Nessuna delle potenze occidentali fu disposta “a morire per i cinesi” sui quali il Giappone ebbe mano libera e fu compiuto ogni tipo di atrocità. Per salvare la Cina fu necessario formare un fronte nazionale antigiapponese con tregua tra nazionalisti e comunisti; sarà la guerra mondiale sul Pacifico a fermare l’avanzata giapponese. La Cina liberata fu riunificata da Chiang Kai-shek e entrò nell’ONU. Ma la lotta coi comunisti si riaccese e fu una nuova guerra civile del 1948-’49 questa volta vinta da Mao usando anche armi ideologiche: prometteva alla gran massa povera delle campagne non più blande riforme agrarie ma grandi benefici. I contadini si aggregavano con entusiasmo alla guerriglia contro i nazionalisti che, perso l’appoggio americano, cercavano di difendersi col terrore: sconfitti ripararono nell’isola di Formosa.
L’esercito di Liberazione di Mao arrivò a Pechino, capitale della Cina unificata, l’1 ottobre 1949 vi fu proclamata la Repubblica Popolare Cinese. I delegati comunisti, i rappresentanti dei cinesi emigrati e delle minoranze etniche, sotto la guida del “grande timoniere Mao” si misero al lavoro per trasformare la Cina da paese agricolo in paese industriale e creare uno stato socialista da trasformare nell’utopistica società senza classi del comunismo. La prima costituzione repubblicana riconosceva la sovranità ad un Consiglio consultivo del popolo che eleggeva il principale organo esecutivo di 56 membri di cui Mao era il presidente e come tale capo dello stato.
Un lavoro lungo decenni per trasformare
la Cina da paese agricolo a potenza
industriale mondiale
Una nuova costituzione del 1954 centralizzò l’apparato amministrativo senza organi intermedi tra la capitale e le province; l’informazione libera è bandita, nelle scuole sono obbligatori corsi di marxismo. La Cina deve tener conto anche dei rapporti con l’Urss prima accettata da Mao come paese guida del mondo comunista, ma motivi di contrasto porteranno allo strappo da Mosca. L’importante legge agraria rompe i ceppi feudali ed espropria le terre ai latifondisti, ai monasteri; alle classi più povere veniva dato un piccolo terreno per uso personale sottratto alla collettivizzazione rigidamente controllata dal potere centrale che metteva in ogni provincia temutissimi tribunali del popolo inappellabili.
Sulla strada del socialismo fu lanciato il primo piano quinquennale 1953-1957 con esiti di notevole sviluppo soprattutto dell’industria pesante.
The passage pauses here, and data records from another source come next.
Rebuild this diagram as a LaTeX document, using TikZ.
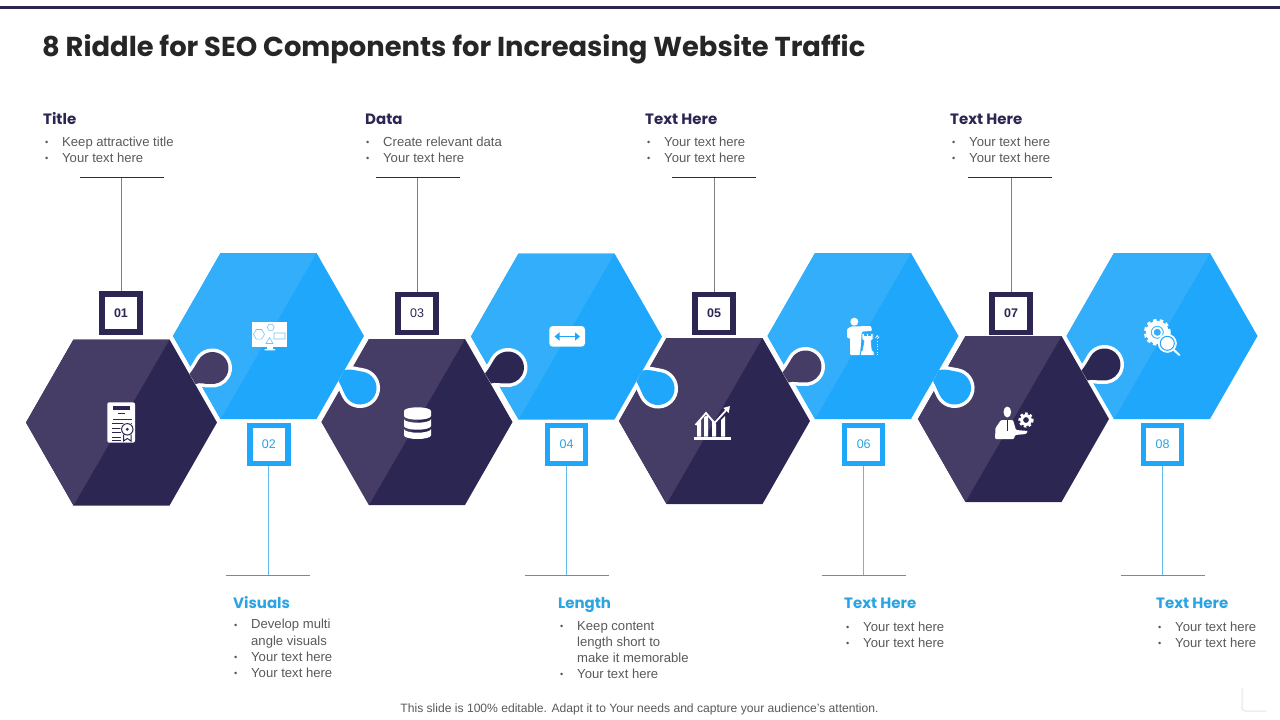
\documentclass[tikz,border=0pt]{standalone}
\usepackage{fontspec}
\setmainfont{Liberation Sans}
\newfontfamily\headfont{Poppins}
\usepackage{xcolor}
\usetikzlibrary{positioning,arrows.meta}

\definecolor{navylight}{HTML}{453D66}
\definecolor{navydark}{HTML}{2C2652}
\definecolor{skylight}{HTML}{33AEFB}
\definecolor{skydark}{HTML}{1FA7FB}
\definecolor{skyline}{HTML}{2BA4E3}
\definecolor{bodygray}{HTML}{595959}

% outlines of the puzzle tabs, relative to the hexagon centre
\newcommand{\tabup}{(68,-48.5) .. controls (71,-52) and (74.6,-58.2) .. (77.1,-62.5) arc (210:460:16) .. controls (83,-38) and (79,-40.5) .. (74,-38.5) -- cycle}
\newcommand{\tabdown}{(76,34) .. controls (82,32.5) and (88,34.8) .. (94.4,35.75) arc (280:500:16.5) .. controls (75.8,58.8) and (74,52) .. (70,45) -- cycle}
\newcommand{\hexbody}[3]{\begin{scope}[shift={(#1)}]
    \fill[#3] (-95.5,0) -- (-48,-83) -- (48,-83) -- (95.5,0) -- (48,83) -- (-48,83) -- cycle;
    \fill[#2] (-95.5,0) -- (-48,-83) -- (48,-83) -- (-48,83) -- cycle;
\end{scope}}
\newcommand{\hexpiece}[5]{\begin{scope}[shift={(#1)}]
    \draw[white, line width=7pt] #5;
\end{scope}
\hexbody{#1}{#2}{#3}
\begin{scope}[shift={(#1)}]
    \fill[#4] #5;
\end{scope}}
\newcommand{\itemline}[1]{\makebox[17pt][l]{\raisebox{1pt}{\scalebox{.7}{\textbullet}}}#1}
\newcommand{\itemmore}[1]{\hspace*{17pt}#1}

\begin{document}
\begin{tikzpicture}[
    x=1pt, y=-1pt,
    every node/.style={inner sep=0pt},
    boxdark/.style={draw=navydark, fill=white, line width=5.5pt, minimum size=38pt, text=navydark, font=\fontsize{12.5}{14}\selectfont},
    boxsky/.style={draw=skydark, fill=white, line width=5.5pt, minimum size=38pt, text=skyline, font=\fontsize{12.5}{14}\selectfont},
    stemdark/.style={draw=gray, line width=0.9pt},
    stemsky/.style={draw=skyline!75, line width=0.9pt},
    bardark/.style={draw=navydark, line width=0.9pt},
    barsky/.style={draw=skyline, line width=0.9pt},
    headdark/.style={anchor=base west, text=navydark, font=\headfont\bfseries\fontsize{15}{18}\selectfont},
    headsky/.style={anchor=base west, text=skyline, font=\headfont\bfseries\fontsize{15}{18}\selectfont},
    bodytext/.style={anchor=north west, align=left, text=bodygray, font=\fontsize{13.1}{16}\selectfont},
    iconline/.style={draw=white, line width=1pt},
]
\useasboundingbox (0,0) rectangle (1280,720);
\fill[navydark] (0,5.5) rectangle (1280,8.5);
\node[anchor=base west, text=black!85, font=\headfont\bfseries\fontsize{27.35}{32}\selectfont] (title) at (42,56) {8 Riddle for SEO Components for Increasing Website Traffic};

% hexagon centres
\coordinate (h1) at (121.5,422.5);
\coordinate (h2) at (268.5,336);
\coordinate (h3) at (417,422);
\coordinate (h4) at (566.5,336.5);
\coordinate (h5) at (714.5,421);
\coordinate (h6) at (863,336);
\coordinate (h7) at (1013.5,419);
\coordinate (h8) at (1162,336);

% last piece first, each tab lies over its right neighbour
\hexbody{h8}{skylight}{skydark}
\hexpiece{h7}{navylight}{navydark}{navydark}{\tabup}
\hexpiece{h6}{skylight}{skydark}{skydark}{\tabdown}
\hexpiece{h5}{navylight}{navydark}{navylight}{\tabup}
\hexpiece{h4}{skylight}{skydark}{skydark}{\tabdown}
\hexpiece{h3}{navylight}{navydark}{navydark}{\tabup}
\hexpiece{h2}{skylight}{skydark}{skydark}{\tabdown}
\hexpiece{h1}{navylight}{navydark}{navylight}{\tabup}

% numbered boxes
\node[boxdark, font=\bfseries\fontsize{12.5}{14}\selectfont] (n1) at (121,313) {01};
\node[boxsky] (n2) at (268.8,444.4) {02};
\node[boxdark] (n3) at (417,313.5) {03};
\node[boxsky] (n4) at (566.5,444.5) {04};
\node[boxdark, font=\bfseries\fontsize{12.5}{14}\selectfont] (n5) at (714,313.5) {05};
\node[boxsky] (n6) at (863.7,444.5) {06};
\node[boxdark, font=\bfseries\fontsize{12.5}{14}\selectfont] (n7) at (1011,313.5) {07};
\node[boxsky] (n8) at (1162.5,444.5) {08};

% stems and bars
\coordinate (c1) at (121,177);
\coordinate (c2) at (268.8,575.5);
\coordinate (c3) at (417,177);
\coordinate (c4) at (566.5,575.5);
\coordinate (c5) at (714,177);
\coordinate (c6) at (863.7,575.5);
\coordinate (c7) at (1011,177);
\coordinate (c8) at (1162.5,575.5);
\draw[stemdark] (n1) -- (c1);
\draw[stemdark] (n3) -- (c3);
\draw[stemdark] (n5) -- (c5);
\draw[stemdark] (n7) -- (c7);
\draw[stemsky] (n2) -- (c2);
\draw[stemsky] (n4) -- (c4);
\draw[stemsky] (n6) -- (c6);
\draw[stemsky] (n8) -- (c8);
\draw[bardark] ([xshift=-41pt]c1) -- ([xshift=43pt]c1);
\draw[bardark] ([xshift=-41pt]c3) -- ([xshift=43pt]c3);
\draw[bardark] ([xshift=-42pt]c5) -- ([xshift=42pt]c5);
\draw[bardark] ([xshift=-43pt]c7) -- ([xshift=41pt]c7);
\draw[barsky] ([xshift=-43pt]c2) -- ([xshift=41pt]c2);
\draw[barsky] ([xshift=-42pt]c4) -- ([xshift=42pt]c4);
\draw[barsky] ([xshift=-42pt]c6) -- ([xshift=42pt]c6);
\draw[barsky] ([xshift=-42pt]c8) -- ([xshift=42pt]c8);

% upper texts
\node[headdark] (head1) at (43,124.5) {Title};
\node[bodytext] (text1) at (45,137.3) {\itemline{Keep attractive title}\\\itemline{Your text here}};
\node[headdark] (head3) at (365,124.5) {Data};
\node[bodytext] (text3) at (366,137.3) {\itemline{Create relevant data}\\\itemline{Your text here}};
\node[headdark] (head5) at (645,124.5) {Text Here};
\node[bodytext] (text5) at (647,137.3) {\itemline{Your text here}\\\itemline{Your text here}};
\node[headdark] (head7) at (950,124.5) {Text Here};
\node[bodytext] (text7) at (952,137.3) {\itemline{Your text here}\\\itemline{Your text here}};

% lower texts
\node[headsky] (head2) at (233,608.5) {Visuals};
\node[bodytext] (text2) at (234,619.3) {\itemline{Develop multi}\\\itemmore{angle visuals}\\\itemline{Your text here}\\\itemline{Your text here}};
\node[headsky] (head4) at (558,608.5) {Length};
\node[bodytext] (text4) at (560,621.3) {\itemline{Keep content}\\\itemmore{length short to}\\\itemmore{make it memorable}\\\itemline{Your text here}};
\node[headsky] (head6) at (844,608.5) {Text Here};
\node[bodytext] (text6) at (846,621.3) {\itemline{Your text here}\\\itemline{Your text here}};
\node[headsky] (head8) at (1156,608.5) {Text Here};
\node[bodytext] (text8) at (1158,621.3) {\itemline{Your text here}\\\itemline{Your text here}};

\node[text=bodygray, font=\fontsize{12.1}{14}\selectfont] (foot) at (639.5,709) {This slide is 100\% editable. Adapt it to Your needs and capture your audience's attention.};

% certificate icon
\fill[white, rounded corners=2pt] (107.3,402.3) rectangle (135,442.7);
\fill[navydark] (112.7,405.7) rectangle (130,410);
\draw[navydark, line width=1pt] (118,413.5) -- (125,413.5) (113,419) -- (132,419) (112,423.5) -- (132,423.5)
    (112,428) -- (121,428) (112,432.5) -- (121,432.5) (112,437) -- (121,437) (112,440.5) -- (121,440.5);
\fill[white] (127.3,429.3) circle (7);
\draw[navydark, line width=1pt] (127.3,429.3) circle (5.7);
\draw[navydark, line width=1pt] (123.5,434.5) -- (123.5,441) -- (127.3,438.5) -- (131,441) -- (131,434.5);
\fill[navydark] (127.3,429.3) circle (1.6);

% monitor icon
\fill[white] (252.3,322) rectangle (287.3,344.5);
\fill[white] (252.3,345.3) rectangle (287.3,347);
\fill[white] (267,347) rectangle (273,349) (264.5,349) rectangle (275,350.3);
\draw[skylight!70, line width=0.6pt] (259,334.3) +(0:5.5) -- +(60:5.5) -- +(120:5.5) -- +(180:5.5) -- +(240:5.5) -- +(300:5.5) -- cycle
    (270.7,327.3) +(0:3.5) -- +(60:3.5) -- +(120:3.5) -- +(180:3.5) -- +(240:3.5) -- +(300:3.5) -- cycle
    (266,343.5) -- (269.5,337.5) -- (273,343.5) -- cycle
    (274,333) rectangle (285,339);

% database icon
\fill[white] (404,411) arc (180:360:13.5 and 3.7) -- (431,416) arc (0:180:13.5 and 3.7) -- cycle;
\fill[white] (404,411) arc (180:0:13.5 and 3.7) -- cycle;
\fill[white] (404,419) arc (180:0:13.5 and 3.7) -- (431,426) arc (0:180:13.5 and 3.7) -- cycle;
\fill[white] (404,429) arc (180:0:13.5 and 3.7) -- (431,435.3) arc (0:180:13.5 and 3.7) -- cycle;

% arrow icon
\fill[white, rounded corners=3.5pt] (549.3,326) rectangle (585,346.7);
\draw[skydark, line width=1.8pt, {Triangle[width=8pt,length=5pt]}-{Triangle[width=8pt,length=5pt]}] (554.5,336.5) -- (580,336.5);

% chart icon
\fill[white] (694,436.7) rectangle (730.7,440);
\fill[white] (697,424) -- (701,420) -- (701,436.7) -- (697,436.7) -- cycle;
\fill[white] (704,417) -- (708,415) -- (708,436.7) -- (704,436.7) -- cycle;
\fill[white] (712,419) -- (716,424) -- (716,436.7) -- (712,436.7) -- cycle;
\fill[white] (721,420) -- (725,416) -- (725,436.7) -- (721,436.7) -- cycle;
\draw[iconline, line width=1.8pt, -{Triangle[width=7pt,length=6pt]}] (695.5,425) -- (706,413) -- (714.5,423) -- (730,406);

% person with rook icon
\fill[white] (854.3,321.7) circle (4);
\fill[white, rounded corners=1pt] (847,338) -- (847,329) -- (851,326.5) -- (871,326) -- (872,331) -- (862,331.5) -- (860,355) -- (850,355) -- (850,338) -- cycle;
\filldraw[white, draw=skylight, line width=0.6pt] (862,333.5) -- (864.5,333.5) -- (864.5,335.5) -- (866.5,335.5) -- (866.5,333.5) -- (868.5,333.5) -- (868.5,335.5) -- (870.5,335.5) -- (870.5,333.5) -- (873,333.5) -- (873,339) -- (871,341) -- (872,350) -- (874,352) -- (874,355.5) -- (860.5,355.5) -- (860.5,352) -- (862.5,350) -- (864,341) -- (862,339) -- cycle;
\draw[white, line width=0.7pt, dotted] (877.3,355) -- (877.3,337);
\draw[white, line width=0.7pt] (875.5,338) -- (877.3,335.5) -- (879,338);

% person with gear icon
\fill[white] (1007.3,412) ellipse (3.8 and 5.5);
\fill[white, rounded corners=1pt] (995,439) -- (995.5,428) -- (1001,420) -- (1013,420) -- (1016,430) -- (1028,431) -- (1026,434) -- (1015,435) -- (1014,439) -- cycle;
\draw[navydark, line width=1.2pt] (1007.5,420) -- (1007.5,431);
\draw[white, line width=2pt, dash pattern=on 2.6pt off 2.4pt] (1026,420) circle (6.6);
\draw[white, line width=3pt] (1026,420) circle (4.6);

% gear with lens icon
\draw[white, line width=3pt, dash pattern=on 3.5pt off 3pt] (1157.3,332.3) circle (12);
\fill[white] (1157.3,332.3) circle (11.5);
\draw[skydark!80, line width=1pt] (1157.3,332.3) circle (6);
\fill[skylight] (1157.3,332.3) circle (3.5);
\fill[white] (1167.3,343.3) circle (9.5);
\draw[skydark, line width=1pt] (1167.3,343.3) circle (7);
\draw[white, line width=2pt, line cap=round] (1173.5,349.5) -- (1179.3,355);

% faint corner mark
\draw[black!10, line width=1pt, rounded corners=3pt] (1242,688) -- (1242,711) -- (1266,711);
\end{tikzpicture}
\end{document}
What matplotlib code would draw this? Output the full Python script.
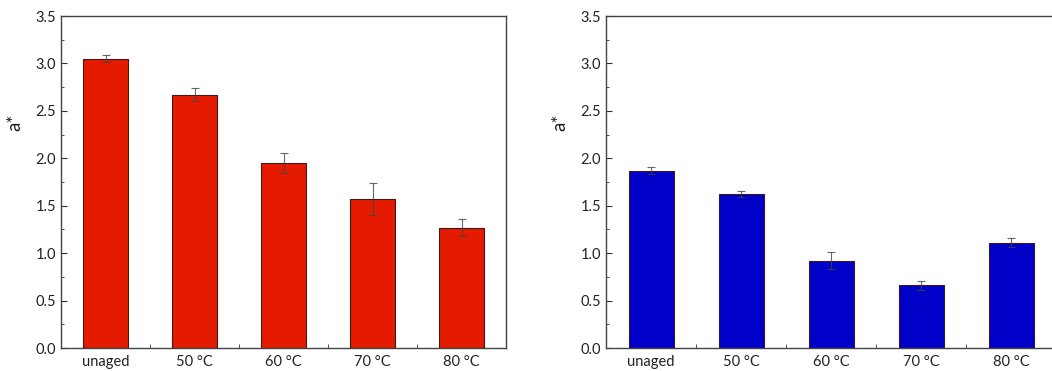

Venne il “grande balzo in avanti” del secondo quinquennale, superando le cooperative nacque la Comune, niente più era privato per 5mila famiglie costrette al massimo di ore di lavoro, tanto che fu necessario attenuare le regole. In politica estera tante le crisi con Formosa, Corea, Tibet, India: la Cina si dota di armi atomiche.
Mao per tener saldo il potere si accanisce contro il pericolo di contaminazione culturale dall’Occidente, raccoglie il suo pensiero nel “libretto rosso” della rivoluzione culturale con forte attacco a intellettuali, istituzioni scolastiche, in tutta la Cina l’estremismo delle giovani guardie rosse provocò scontri violenti a rischio di guerra civile, milioni furono le vittime e blocco dello sviluppo; infine prevalse una linea più moderata e aperta al mondo: la visita di Nixon del 1972 fu la svolta più significativa di Mao prima della morte. Si preparava la lunga marcia verso l’odierno capitalismo dei comunisti.